== Short task ==
Strip the pictures and reproduce the rest of the listing exactly.

↓

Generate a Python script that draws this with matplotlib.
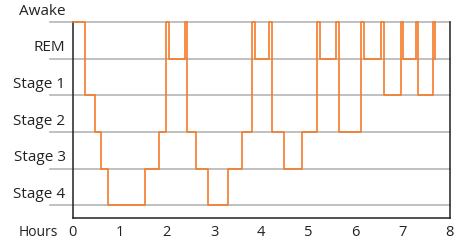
import matplotlib
matplotlib.use("Agg")
import matplotlib.pyplot as plt
import matplotlib.transforms as mtransforms

# Stage levels: Awake=5, REM=4, Stage 1=3, Stage 2=2, Stage 3=1, Stage 4=0
stage_labels = ["Stage 4", "Stage 3", "Stage 2", "Stage 1", "REM", "Awake"]
stage_levels = [0, 1, 2, 3, 4, 5]
hour_ticks = [0, 1, 2, 3, 4, 5, 6, 7, 8]

# transition times (hours) and stage entered at that time
times = [0.00, 0.255, 0.477, 0.607, 0.746, 1.540, 1.824, 1.990, 2.040, 2.375, 2.425,
         2.611, 2.873, 3.302, 3.585, 3.813, 3.870, 4.178, 4.238, 4.489, 4.877,
         5.181, 5.244, 5.596, 5.650, 6.120, 6.180, 6.545, 6.600, 6.964, 7.007,
         7.287, 7.337, 7.655, 7.697]
stages = [5, 3, 2, 1, 0, 1, 2, 5, 4, 5, 2,
          1, 0, 1, 2, 5, 4, 5, 2, 1, 2,
          5, 4, 5, 2, 5, 4, 5, 3, 5, 4,
          5, 3, 5, 4]

plt.rcParams['font.family'] = ['Open Sans', 'DejaVu Sans']

fig = plt.figure(figsize=(4.61, 2.42), dpi=100)
ax = fig.add_axes([72.7/461, 1-217.7/242, (449.5-72.7)/461, (217.7-22)/242])

ax.set_xlim(0, 7.8)
ax.set_ylim(-0.34, 5)

grid_col = "#b5b5b5"
for lv in stage_levels:
    ax.axhline(lv, xmin=-0.06, xmax=1.0, color=grid_col, lw=1.2, clip_on=False, zorder=1)

ax.plot(times, stages, drawstyle='steps-post', color="#f47b2a", lw=1.2,
        clip_on=False, zorder=3)

ax.spines['top'].set_visible(False)
for s in ['left', 'bottom', 'right']:
    ax.spines[s].set_color('#222222')
    ax.spines[s].set_linewidth(1.1)

ax.set_yticks([])
ax.set_xticks(hour_ticks)
ax.set_xticklabels([str(h) for h in hour_ticks], fontsize=10.5, color='#222222')
ax.tick_params(axis='x', length=0, pad=5)

# y labels above the lines, right aligned
trans_y = mtransforms.blended_transform_factory(ax.transAxes, ax.transData)
for lab, lv in zip(stage_labels, stage_levels):
    ax.text(-0.019, lv + 0.09, lab, transform=trans_y, ha='right', va='bottom',
            fontsize=11, color='#222222')

fig.text(38.5/461, ax.get_position().y0, "Hours", ha='center', va='top',
         fontsize=10, color='#222222',
         transform=fig.transFigure + mtransforms.ScaledTranslation(0, -5/72, fig.dpi_scale_trans))

fig.savefig("out.png", dpi=100)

↑

== Reply ==
Generate a Python script that draws this with matplotlib.
import matplotlib
matplotlib.use("Agg")
import matplotlib.pyplot as plt
import matplotlib.transforms as mtransforms

# Stage levels: Awake=5, REM=4, Stage 1=3, Stage 2=2, Stage 3=1, Stage 4=0
stage_labels = ["Stage 4", "Stage 3", "Stage 2", "Stage 1", "REM", "Awake"]
stage_levels = [0, 1, 2, 3, 4, 5]
hour_ticks = [0, 1, 2, 3, 4, 5, 6, 7, 8]

# transition times (hours) and stage entered at that time
times = [0.00, 0.255, 0.477, 0.607, 0.746, 1.540, 1.824, 1.990, 2.040, 2.375, 2.425,
         2.611, 2.873, 3.302, 3.585, 3.813, 3.870, 4.178, 4.238, 4.489, 4.877,
         5.181, 5.244, 5.596, 5.650, 6.120, 6.180, 6.545, 6.600, 6.964, 7.007,
         7.287, 7.337, 7.655, 7.697]
stages = [5, 3, 2, 1, 0, 1, 2, 5, 4, 5, 2,
          1, 0, 1, 2, 5, 4, 5, 2, 1, 2,
          5, 4, 5, 2, 5, 4, 5, 3, 5, 4,
          5, 3, 5, 4]

plt.rcParams['font.family'] = ['Open Sans', 'DejaVu Sans']

fig = plt.figure(figsize=(4.61, 2.42), dpi=100)
ax = fig.add_axes([72.7/461, 1-217.7/242, (449.5-72.7)/461, (217.7-22)/242])

ax.set_xlim(0, 7.8)
ax.set_ylim(-0.34, 5)

grid_col = "#b5b5b5"
for lv in stage_levels:
    ax.axhline(lv, xmin=-0.06, xmax=1.0, color=grid_col, lw=1.2, clip_on=False, zorder=1)

ax.plot(times, stages, drawstyle='steps-post', color="#f47b2a", lw=1.2,
        clip_on=False, zorder=3)

ax.spines['top'].set_visible(False)
for s in ['left', 'bottom', 'right']:
    ax.spines[s].set_color('#222222')
    ax.spines[s].set_linewidth(1.1)

ax.set_yticks([])
ax.set_xticks(hour_ticks)
ax.set_xticklabels([str(h) for h in hour_ticks], fontsize=10.5, color='#222222')
ax.tick_params(axis='x', length=0, pad=5)

# y labels above the lines, right aligned
trans_y = mtransforms.blended_transform_factory(ax.transAxes, ax.transData)
for lab, lv in zip(stage_labels, stage_levels):
    ax.text(-0.019, lv + 0.09, lab, transform=trans_y, ha='right', va='bottom',
            fontsize=11, color='#222222')

fig.text(38.5/461, ax.get_position().y0, "Hours", ha='center', va='top',
         fontsize=10, color='#222222',
         transform=fig.transFigure + mtransforms.ScaledTranslation(0, -5/72, fig.dpi_scale_trans))

fig.savefig("out.png", dpi=100)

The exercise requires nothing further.